** SHORT PROBLEM **
Repeat everything from the first line of the listing below through the line that contains "from matplotlib.lines import Line2D", exactly. Leave out pictures.

▬▬▬

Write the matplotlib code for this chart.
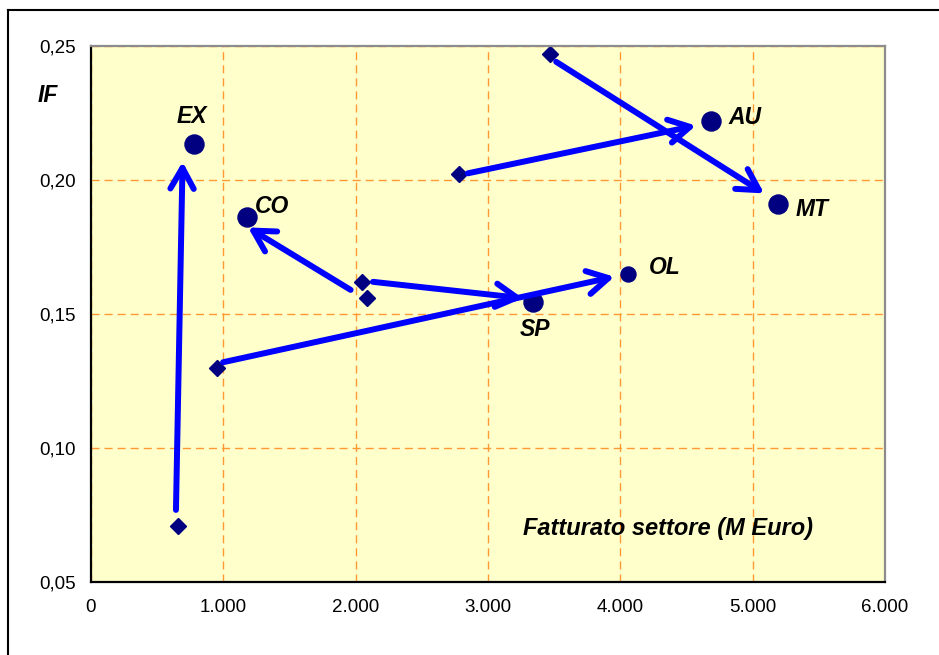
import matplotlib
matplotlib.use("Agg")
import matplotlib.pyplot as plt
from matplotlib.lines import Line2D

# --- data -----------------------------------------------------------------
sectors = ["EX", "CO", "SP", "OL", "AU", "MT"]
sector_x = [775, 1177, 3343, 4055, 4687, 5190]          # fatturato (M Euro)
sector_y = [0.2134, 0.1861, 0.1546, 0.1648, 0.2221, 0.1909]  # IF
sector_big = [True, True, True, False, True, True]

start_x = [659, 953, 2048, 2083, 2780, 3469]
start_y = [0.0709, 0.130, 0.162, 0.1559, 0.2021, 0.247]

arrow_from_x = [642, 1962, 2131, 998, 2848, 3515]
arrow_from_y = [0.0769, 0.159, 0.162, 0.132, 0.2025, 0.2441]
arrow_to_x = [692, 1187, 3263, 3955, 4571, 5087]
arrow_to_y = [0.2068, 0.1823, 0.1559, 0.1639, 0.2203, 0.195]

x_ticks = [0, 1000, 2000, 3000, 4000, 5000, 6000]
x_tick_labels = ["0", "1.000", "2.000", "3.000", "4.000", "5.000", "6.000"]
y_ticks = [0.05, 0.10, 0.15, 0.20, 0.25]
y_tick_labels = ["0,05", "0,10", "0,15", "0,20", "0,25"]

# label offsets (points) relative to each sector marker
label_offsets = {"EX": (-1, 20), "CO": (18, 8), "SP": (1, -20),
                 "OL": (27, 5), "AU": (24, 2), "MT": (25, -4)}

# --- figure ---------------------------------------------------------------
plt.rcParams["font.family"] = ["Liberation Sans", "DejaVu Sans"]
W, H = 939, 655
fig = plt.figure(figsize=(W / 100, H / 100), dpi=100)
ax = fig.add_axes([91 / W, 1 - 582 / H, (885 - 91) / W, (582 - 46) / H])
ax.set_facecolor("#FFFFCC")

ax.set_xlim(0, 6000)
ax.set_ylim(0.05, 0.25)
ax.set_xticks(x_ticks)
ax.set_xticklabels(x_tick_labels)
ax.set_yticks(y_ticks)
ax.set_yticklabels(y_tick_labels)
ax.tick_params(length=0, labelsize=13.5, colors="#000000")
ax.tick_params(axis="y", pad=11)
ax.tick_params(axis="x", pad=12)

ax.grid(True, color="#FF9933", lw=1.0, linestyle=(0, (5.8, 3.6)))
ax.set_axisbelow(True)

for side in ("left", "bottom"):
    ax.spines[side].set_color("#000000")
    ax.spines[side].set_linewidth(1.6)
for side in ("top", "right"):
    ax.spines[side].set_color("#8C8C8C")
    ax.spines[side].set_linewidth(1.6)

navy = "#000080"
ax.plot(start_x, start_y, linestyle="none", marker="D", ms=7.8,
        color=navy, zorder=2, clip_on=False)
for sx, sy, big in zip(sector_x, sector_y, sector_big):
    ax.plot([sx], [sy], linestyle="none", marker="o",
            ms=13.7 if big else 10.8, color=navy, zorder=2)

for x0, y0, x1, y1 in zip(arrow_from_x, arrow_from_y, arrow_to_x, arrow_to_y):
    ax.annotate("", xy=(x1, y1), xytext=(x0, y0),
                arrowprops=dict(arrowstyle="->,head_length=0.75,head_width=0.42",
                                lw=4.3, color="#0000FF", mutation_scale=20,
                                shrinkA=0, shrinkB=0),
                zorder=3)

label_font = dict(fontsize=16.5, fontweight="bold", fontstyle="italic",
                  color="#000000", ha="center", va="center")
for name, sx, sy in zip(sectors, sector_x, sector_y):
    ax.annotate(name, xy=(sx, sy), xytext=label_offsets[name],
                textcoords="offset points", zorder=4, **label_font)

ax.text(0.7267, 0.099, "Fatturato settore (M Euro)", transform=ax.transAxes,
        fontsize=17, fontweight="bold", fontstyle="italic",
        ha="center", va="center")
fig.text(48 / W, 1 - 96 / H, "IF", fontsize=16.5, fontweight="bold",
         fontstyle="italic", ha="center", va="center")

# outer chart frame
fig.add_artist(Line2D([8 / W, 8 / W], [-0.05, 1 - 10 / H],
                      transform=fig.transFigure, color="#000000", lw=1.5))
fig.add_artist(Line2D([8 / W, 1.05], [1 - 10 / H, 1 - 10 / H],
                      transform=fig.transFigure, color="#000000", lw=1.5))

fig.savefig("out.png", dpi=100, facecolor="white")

▬▬▬

** SOLVED PROBLEM **
Write the matplotlib code for this chart.
import matplotlib
matplotlib.use("Agg")
import matplotlib.pyplot as plt
from matplotlib.lines import Line2D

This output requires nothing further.